I've found the difference comes down almost entirely to how well the memory files were maintained when the project was active.
Totally agree with that 100%. But that's the thing -- I'm always juggling way too many projects, and with a fairly intensive teaching schedule and new preps, that's the life of the professor.
I think I need different workflows though for new projects with CC than picking up pre-CC projects than picking up early CC projects. This one was basically the second project I worked on after discovering CC in mid November, and I can absolutely tell that all the progress I made since then was absolutely not there then. I am remember back then it would constantly make new versions of existing files, for instance, whenever I had a request. Plus it would hard code estimates rather than use stored results in macros, which I later started to piece together as it didn't use consistently do that, and therefore I would be lulled into thinking it never did. I've still not fully figured out the human verification parts -- what to do, when to do it, how to do it and where to do it.

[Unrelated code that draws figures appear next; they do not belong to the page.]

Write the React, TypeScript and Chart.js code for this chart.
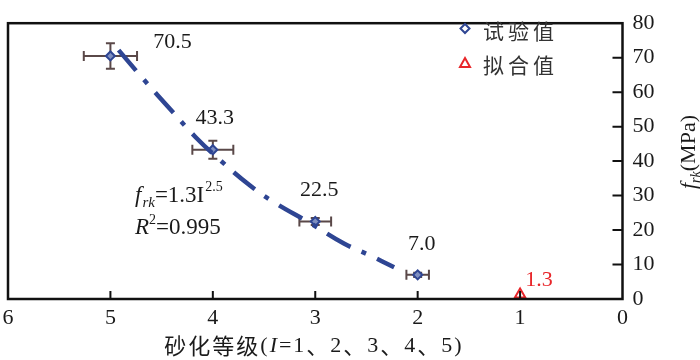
import React, { useEffect, useRef } from "react";
import { Chart, registerables } from "chart.js";

Chart.register(...registerables);

// Experimental values
const grades = [5, 4, 3, 2];
const strength = [70.5, 43.3, 22.5, 7.0];
const gradeErr = [0.26, 0.2, 0.155, 0.11];
const strengthErr = [3.7, 2.6, 1.0, 0.6];
const strengthLabels = ["70.5", "43.3", "22.5", "7.0"];

// Fitted value
const fitGrade = [1];
const fitStrength = [1.3];
const fitLabels = ["1.3"];

// Fitted curve
const curveX = [4.92, 4.67, 4.42, 4.17, 3.93, 3.64, 3.4, 3.06, 2.72, 2.47, 2.23];
const curveY = [72.2, 63.5, 55.2, 47.0, 40.3, 33.0, 28.0, 22.2, 16.1, 12.7, 9.2];

const xTicks = [0, 1, 2, 3, 4, 5, 6];
const yTicks = [0, 10, 20, 30, 40, 50, 60, 70, 80];

const BLUE = "#2e4593";
const RED = "#e8262a";
const ERR = "#5a4848";
const SERIF = "'Liberation Serif', 'Times New Roman', serif";
const CJKF = "'Noto Sans CJK SC', sans-serif";

// label offsets (style): center-x offset and center-y offset from the point, px
const labelOffsets = [
  [62, -14],
  [2, -32],
  [4, -31],
  [4, -31],
];
const fitLabelOffset = [19, -14];

const overlay = {
  id: "overlay",
  beforeDatasetsDraw(chart: any) {
    const { ctx, scales } = chart;
    const xs = scales.x;
    const ys = scales.y;
    ctx.save();
    ctx.strokeStyle = ERR;
    ctx.lineWidth = 2;
    for (let i = 0; i < grades.length; i++) {
      const cx = xs.getPixelForValue(grades[i]);
      const cy = ys.getPixelForValue(strength[i]);
      const x1 = xs.getPixelForValue(grades[i] + gradeErr[i]);
      const x2 = xs.getPixelForValue(grades[i] - gradeErr[i]);
      const y1 = ys.getPixelForValue(strength[i] + strengthErr[i]);
      const y2 = ys.getPixelForValue(strength[i] - strengthErr[i]);
      ctx.beginPath();
      ctx.moveTo(x1, cy);
      ctx.lineTo(x2, cy);
      ctx.moveTo(x1, cy - 5);
      ctx.lineTo(x1, cy + 5);
      ctx.moveTo(x2, cy - 5);
      ctx.lineTo(x2, cy + 5);
      ctx.moveTo(cx, y1);
      ctx.lineTo(cx, y2);
      ctx.moveTo(cx - 4.5, y1);
      ctx.lineTo(cx + 4.5, y1);
      ctx.moveTo(cx - 4.5, y2);
      ctx.lineTo(cx + 4.5, y2);
      ctx.stroke();
    }
    ctx.restore();
  },
  afterDraw(chart: any) {
    const { ctx, chartArea, scales } = chart;
    const xs = scales.x;
    const ys = scales.y;
    const { left, right, top, bottom } = chartArea;
    ctx.save();
    // frame
    ctx.strokeStyle = "#111";
    ctx.lineWidth = 2.5;
    ctx.strokeRect(left, top, right - left, bottom - top);
    // inward ticks
    ctx.lineWidth = 2;
    ctx.beginPath();
    for (const v of xTicks) {
      if (v === 0 || v === 6) continue;
      const px = xs.getPixelForValue(v);
      ctx.moveTo(px, bottom);
      ctx.lineTo(px, bottom - 8);
    }
    for (const v of yTicks) {
      if (v === 0 || v === 80) continue;
      const py = ys.getPixelForValue(v);
      ctx.moveTo(right, py);
      ctx.lineTo(right - 10, py);
    }
    ctx.stroke();

    // value labels
    ctx.font = `22px ${SERIF}`;
    ctx.textAlign = "center";
    ctx.textBaseline = "middle";
    ctx.fillStyle = "#1a1a1a";
    for (let i = 0; i < grades.length; i++) {
      const cx = xs.getPixelForValue(grades[i]);
      const cy = ys.getPixelForValue(strength[i]);
      ctx.fillText(strengthLabels[i], cx + labelOffsets[i][0], cy + labelOffsets[i][1]);
    }
    ctx.fillStyle = RED;
    for (let i = 0; i < fitGrade.length; i++) {
      const cx = xs.getPixelForValue(fitGrade[i]);
      const cy = ys.getPixelForValue(fitStrength[i]);
      ctx.fillText(fitLabels[i], cx + fitLabelOffset[0], cy + fitLabelOffset[1]);
    }

    // equation annotation
    ctx.fillStyle = "#1a1a1a";
    ctx.textAlign = "left";
    ctx.textBaseline = "alphabetic";
    let x = 135;
    let y = 202;
    ctx.font = `italic 23px ${SERIF}`;
    ctx.fillText("f", x, y);
    x += ctx.measureText("f").width + 1;
    ctx.font = `italic 15px ${SERIF}`;
    ctx.fillText("rk", x, y + 5);
    x += ctx.measureText("rk").width;
    ctx.font = `23px ${SERIF}`;
    ctx.fillText("=1.3I", x, y);
    x += ctx.measureText("=1.3I").width + 1;
    ctx.font = `14px ${SERIF}`;
    ctx.fillText("2.5", x, y - 11);

    x = 135;
    y = 234;
    ctx.font = `italic 23px ${SERIF}`;
    ctx.fillText("R", x, y);
    x += ctx.measureText("R").width;
    ctx.font = `14px ${SERIF}`;
    ctx.fillText("2", x, y - 10);
    x += ctx.measureText("2").width;
    ctx.font = `23px ${SERIF}`;
    ctx.fillText("=0.995", x, y);

    // legend
    ctx.lineWidth = 2;
    ctx.strokeStyle = BLUE;
    ctx.fillStyle = "#fff";
    ctx.beginPath();
    ctx.moveTo(465, 24);
    ctx.lineTo(469.5, 28.5);
    ctx.lineTo(465, 33);
    ctx.lineTo(460.5, 28.5);
    ctx.closePath();
    ctx.fill();
    ctx.stroke();
    ctx.strokeStyle = RED;
    ctx.beginPath();
    ctx.moveTo(465, 58);
    ctx.lineTo(470, 67);
    ctx.lineTo(460, 67);
    ctx.closePath();
    ctx.fill();
    ctx.stroke();
    ctx.fillStyle = "#333";
    ctx.font = `21px ${CJKF}`;
    ctx.textBaseline = "middle";
    (ctx as any).letterSpacing = "4px";
    ctx.fillText("试验值", 483, 31);
    ctx.fillText("拟合值", 483, 65);

    // x title
    (ctx as any).letterSpacing = "2px";
    ctx.fillStyle = "#1a1a1a";
    const parts: [string, string][] = [
      ["砂化等级", `22px ${CJKF}`],
      ["(", `22px ${SERIF}`],
      ["I", `italic 22px ${SERIF}`],
      ["=1", `22px ${SERIF}`],
      ["、", `22px ${CJKF}`],
      ["2", `22px ${SERIF}`],
      ["、", `22px ${CJKF}`],
      ["3", `22px ${SERIF}`],
      ["、", `22px ${CJKF}`],
      ["4", `22px ${SERIF}`],
      ["、", `22px ${CJKF}`],
      ["5)", `22px ${SERIF}`],
    ];
    let total = 0;
    for (const [t, f] of parts) {
      ctx.font = f;
      total += ctx.measureText(t).width;
    }
    x = 314 - total / 2;
    for (const [t, f] of parts) {
      ctx.font = f;
      ctx.fillText(t, x, 346);
      x += ctx.measureText(t).width;
    }
    (ctx as any).letterSpacing = "0px";

    // y title (rotated)
    ctx.translate(688, 152);
    ctx.rotate(-Math.PI / 2);
    const yparts: [string, string, number][] = [
      ["f", `italic 22px ${SERIF}`, 0],
      ["rk", `italic 14px ${SERIF}`, 5],
      ["(MPa)", `22px ${SERIF}`, 0],
    ];
    total = 0;
    for (const [t, f] of yparts) {
      ctx.font = f;
      total += ctx.measureText(t).width;
    }
    x = -total / 2;
    ctx.textBaseline = "alphabetic";
    for (const [t, f, dy] of yparts) {
      ctx.font = f;
      ctx.fillText(t, x, 7 + dy);
      x += ctx.measureText(t).width;
    }
    ctx.restore();
  },
};

export default function App() {
  const ref = useRef<HTMLCanvasElement | null>(null);
  useEffect(() => {
    document.body.style.margin = "0";
    const canvas = ref.current;
    if (!canvas) return;
    const chart = new Chart(canvas, {
      type: "scatter",
      data: {
        datasets: [
          {
            label: "fit curve",
            data: curveX.map((x, i) => ({ x, y: curveY[i] })),
            showLine: true,
            borderColor: BLUE,
            borderWidth: 4.5,
            borderDash: [27, 12, 5, 12],
            borderCapStyle: "butt",
            pointRadius: 0,
            tension: 0.4,
            fill: false,
          } as any,
          {
            label: "试验值",
            data: grades.map((x, i) => ({ x, y: strength[i] })),
            pointStyle: "rectRot",
            pointRadius: 4.5,
            borderColor: BLUE,
            backgroundColor: "#7f8fc0",
            borderWidth: 2,
          },
          {
            label: "拟合值",
            data: fitGrade.map((x, i) => ({ x, y: fitStrength[i] })),
            pointStyle: "triangle",
            pointRadius: 6,
            borderColor: RED,
            backgroundColor: "rgba(255,255,255,0)",
            borderWidth: 2,
          },
        ],
      },
      options: {
        responsive: false,
        animation: false,
        layout: { padding: { left: 3, top: 10, right: 0, bottom: 0 } },
        plugins: { legend: { display: false }, tooltip: { enabled: false } },
        scales: {
          x: {
            type: "linear",
            min: 0,
            max: 6,
            reverse: true,
            position: "bottom",
            afterBuildTicks: (s: any) => {
              s.ticks = xTicks.map((v) => ({ value: v }));
            },
            ticks: {
              font: { family: SERIF, size: 22 },
              color: "#1a1a1a",
              padding: 6,
              maxRotation: 0,
              autoSkip: false,
            },
            grid: { display: true, drawOnChartArea: false, drawTicks: false },
            border: { display: false },
            afterFit: (s: any) => {
              s.height = 61;
            },
          },
          y: {
            type: "linear",
            min: 0,
            max: 80,
            position: "right",
            afterBuildTicks: (s: any) => {
              s.ticks = yTicks.map((v) => ({ value: v }));
            },
            ticks: {
              font: { family: SERIF, size: 22 },
              color: "#1a1a1a",
              padding: 10,
              autoSkip: false,
            },
            grid: { display: true, drawOnChartArea: false, drawTicks: false },
            border: { display: false },
            afterFit: (s: any) => {
              s.width = 77.5;
            },
          },
        },
      },
      plugins: [overlay],
    });
    return () => chart.destroy();
  }, []);
  return (
    <div style={{ width: 700, height: 360 }}>
      <canvas ref={ref} width={700} height={360} style={{ display: "block" }} />
    </div>
  );
}
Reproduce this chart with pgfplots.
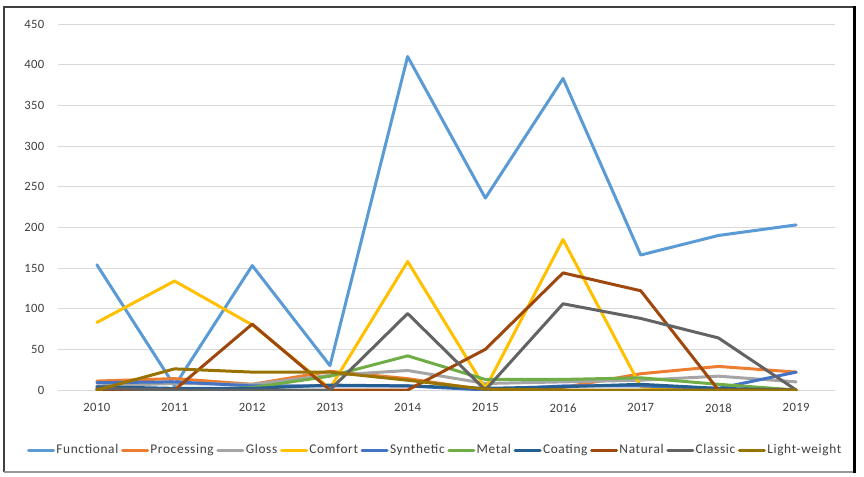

But back then, it was even before I was religiously using markdowns to document things constantly. So there was just a lot of learning by doing that happened for me over the last 3 months.
Hah, read the first paragrah: "'I'm always juggling way too many projects" - this is 100% me as well :D
And from what you wrote - we have very similar expierience! I was coding back in 2024 in rails and had a lot of mini-projects. But now...it is just different.
How would you recommend Claude Code/AI be used by graduate students who are just acquiring expertise in the field? I feel like if I am not using AI, I am falling behind. But I'm also worried about 'the blind leading the blind" trap.
Honestly, you need to use it. That’s my suggestion. But you just need to be careful that it doesn’t accidentally reduce your human capital, and honestly, I think none of us know when or if or even how precisely that is happening.
But I think we all do know what it feels like to have true knowledge, so for me the goal is that. Aim to be literate and aware without AI present. Confidence.
Sounds like a case for SKILLS.md for methodology
Which part?
Read this and immediately thought: context problem, not Claude problem. The part where it couldn't replicate csdid and wanted to scrap everything — Claude was given a codebase as its baseline and tried to replicate code logic rather than methodological logic. Researcher code is usually spaghetti so when replication fails, the instinct is "code is wrong" not "my replication is wrong."
What could have helped is methodology in context first — the CS vignette (https://bcallaway11.github.io/did/articles/multi-period-did.html) as your first message would be like a CLAUDE.md for methodology. Slight improvement would be to pass it to Gemini or Deepseek and ask it to extract key assumptions and known failure modes. Your expert intervention would still be essential, but having the ground truth document in context would have inverted the reasoning: does this code implement CS correctly, rather than does my replication match this code.
Skills have already been drafted in your tradition — compound-science, econ-research-skills, causal-inference-r, econometrics-check. At least two cite the Mixtape directly. Worth knowing they exist, though they probably won't prevent failure modes on novel methodology applied in unusual ways.
"We are not at AGI" is exactly right — we're at context window management. Get the context right, get good results.
I don't think CS vignette helps in this case because I was having him do this manually. The R file was actually breaking down. This was an unconventional version of CS, so I was having him manually do the estimator and then compare it with the Stata csdid so that I could diagnosis precisely where the problem was. Anyway point is, I'm pretty skeptical that a markdown reference to the syntax of the R package would've helped since I was asking him to calculate the four means myself so that I could work around the C+ problem it was running into with me flipping the data around like I was.